## PROBLEM DESCRIPTION
Identify all lines below that hold "this" and collect them.

## INFORMATION SUPPLIED
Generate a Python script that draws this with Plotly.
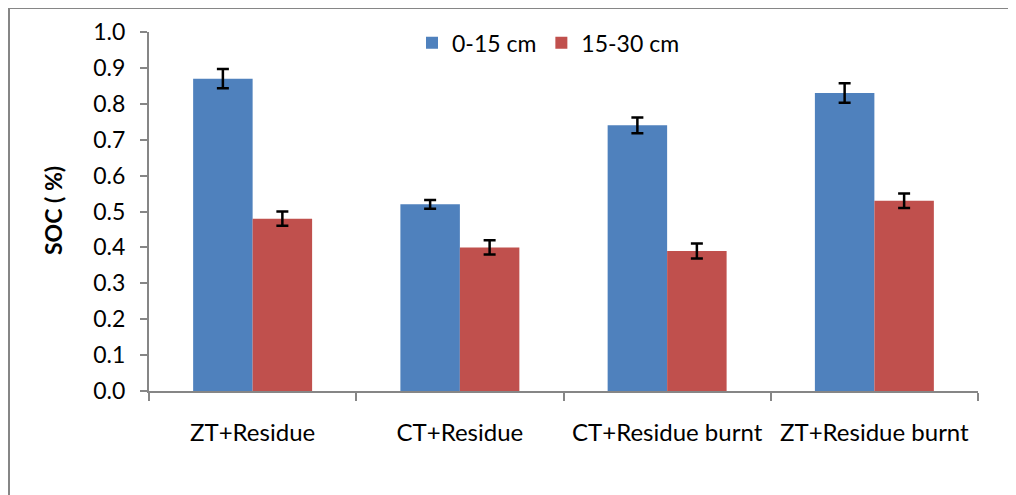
import plotly.graph_objects as go

categories = ["ZT+Residue", "CT+Residue", "CT+Residue burnt", "ZT+Residue burnt"]
soc_0_15 = [0.87, 0.52, 0.74, 0.83]
soc_15_30 = [0.48, 0.40, 0.39, 0.53]
err_0_15 = [0.027, 0.012, 0.022, 0.027]
err_15_30 = [0.02, 0.02, 0.021, 0.02]
series_names = ["0-15 cm", "15-30 cm"]
y_ticks = [0.0, 0.1, 0.2, 0.3, 0.4, 0.5, 0.6, 0.7, 0.8, 0.9, 1.0]

FONT = "Lato"
OFF = 7  # page offset of the figure (body margin)
W, H = 1016 - OFF, 495 - OFF
L, R, T, B = 148 - OFF, 977 - OFF, 31 - OFF, 390 - OFF
PW, PH = R - L, B - T

fig = go.Figure()
fig.add_trace(go.Bar(
    x=categories, y=soc_0_15, name=series_names[0],
    marker=dict(color="#4F81BD", line=dict(width=0)),
    error_y=dict(type="data", array=err_0_15, color="black", thickness=2.5, width=6),
))
fig.add_trace(go.Bar(
    x=categories, y=soc_15_30, name=series_names[1],
    marker=dict(color="#C0504D", line=dict(width=0)),
    error_y=dict(type="data", array=err_15_30, color="black", thickness=2.5, width=6),
))

fig.update_layout(
    width=W, height=H,
    margin=dict(l=L, r=W - R, t=T, b=H - B),
    paper_bgcolor="white", plot_bgcolor="white",
    barmode="group", bargap=0.426, bargroupgap=0,
    font=dict(family=FONT, size=23, color="black"),
    showlegend=True,
    legend=dict(orientation="h", x=(411 - OFF - L) / PW, y=1.03, xanchor="left", yanchor="top",
                font=dict(family=FONT, size=23), bgcolor="rgba(0,0,0,0)",
                itemwidth=30, tracegroupgap=0),
    xaxis=dict(
        automargin=False,
        showline=True, linecolor="#868686", linewidth=2,
        ticks="outside", ticklen=8, tickcolor="#868686", tickwidth=2,
        tickson="boundaries", showgrid=False,
        tickfont=dict(family=FONT, size=24),
        ticklabelstandoff=19,
        range=[-0.5, 3.5],
    ),
    yaxis=dict(
        automargin=False,
        range=[0, 1.0], tickvals=y_ticks, ticktext=[f"{v:.1f}" for v in y_ticks],
        showline=True, linecolor="#868686", linewidth=2,
        ticks="outside", ticklen=7, tickcolor="#868686", tickwidth=2,
        showgrid=False, zeroline=False,
        tickfont=dict(family=FONT, size=23),
        ticklabelstandoff=10,
    ),
    annotations=[
        dict(text="<b>SOC ( %)</b>", xref="paper", yref="paper",
             x=(52 - OFF - L) / PW, y=(B - (210 - OFF)) / PH, textangle=-90,
             showarrow=False, xanchor="center", yanchor="middle",
             font=dict(family=FONT, size=23, color="black")),
    ],
    shapes=[
        dict(type="line", xref="paper", yref="paper",
             x0=(8 - OFF - L) / PW, x1=(1030 - OFF - L) / PW,
             y0=(B - (7 - OFF)) / PH, y1=(B - (7 - OFF)) / PH,
             line=dict(color="#868686", width=2)),
        dict(type="line", xref="paper", yref="paper",
             x0=(8 - OFF - L) / PW, x1=(8 - OFF - L) / PW,
             y0=(B - (7 - OFF)) / PH, y1=-0.5,
             line=dict(color="#868686", width=2)),
    ],
)

fig.write_html("out.html")
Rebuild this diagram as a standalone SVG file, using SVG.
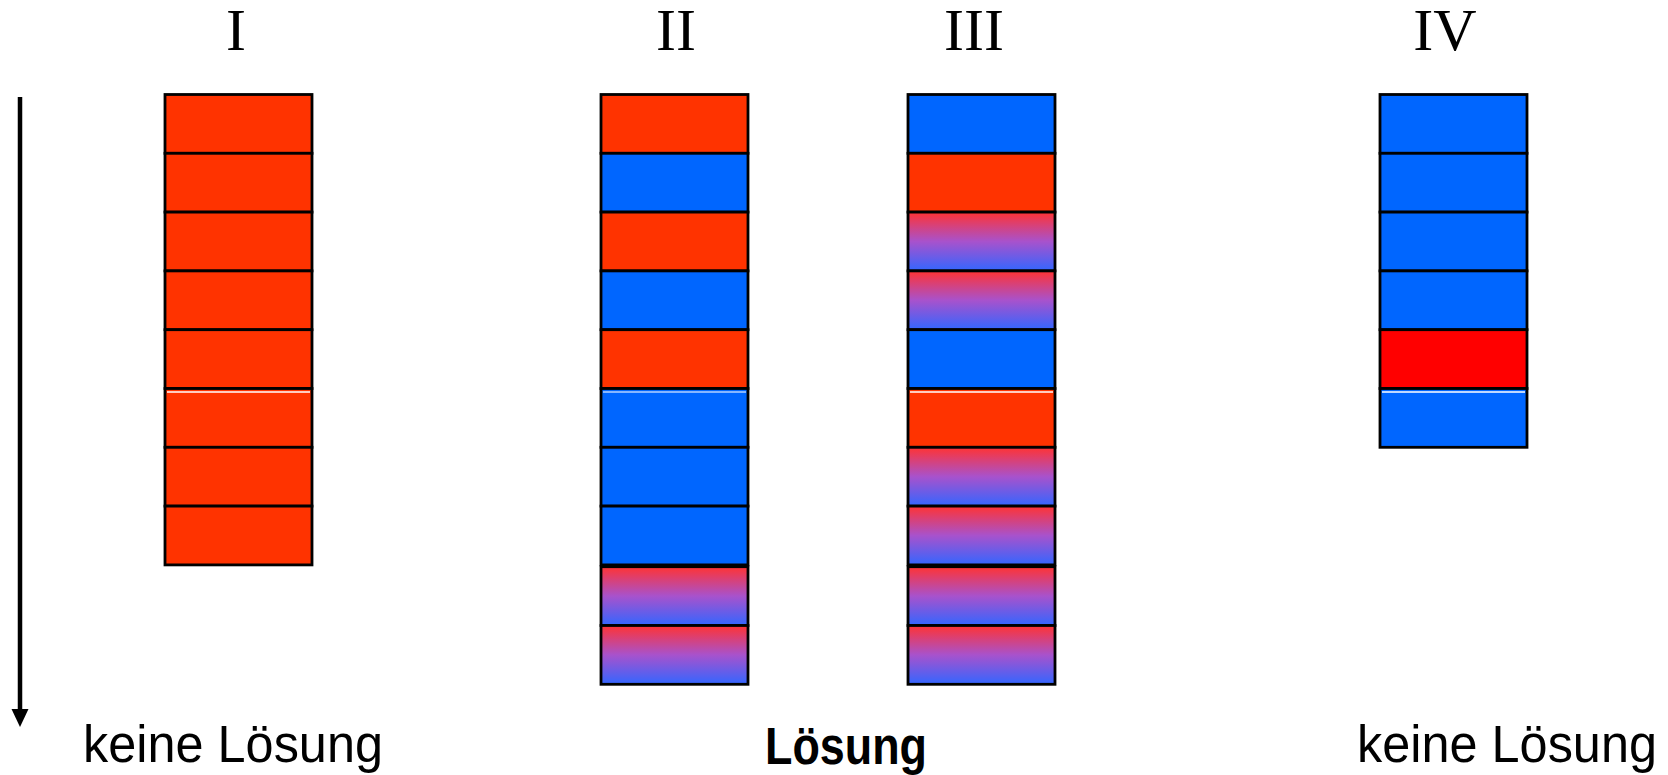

## FINISHED TASK
Generate a Python script that draws this with Plotly.
Rebuild this diagram as a standalone SVG file, using SVG.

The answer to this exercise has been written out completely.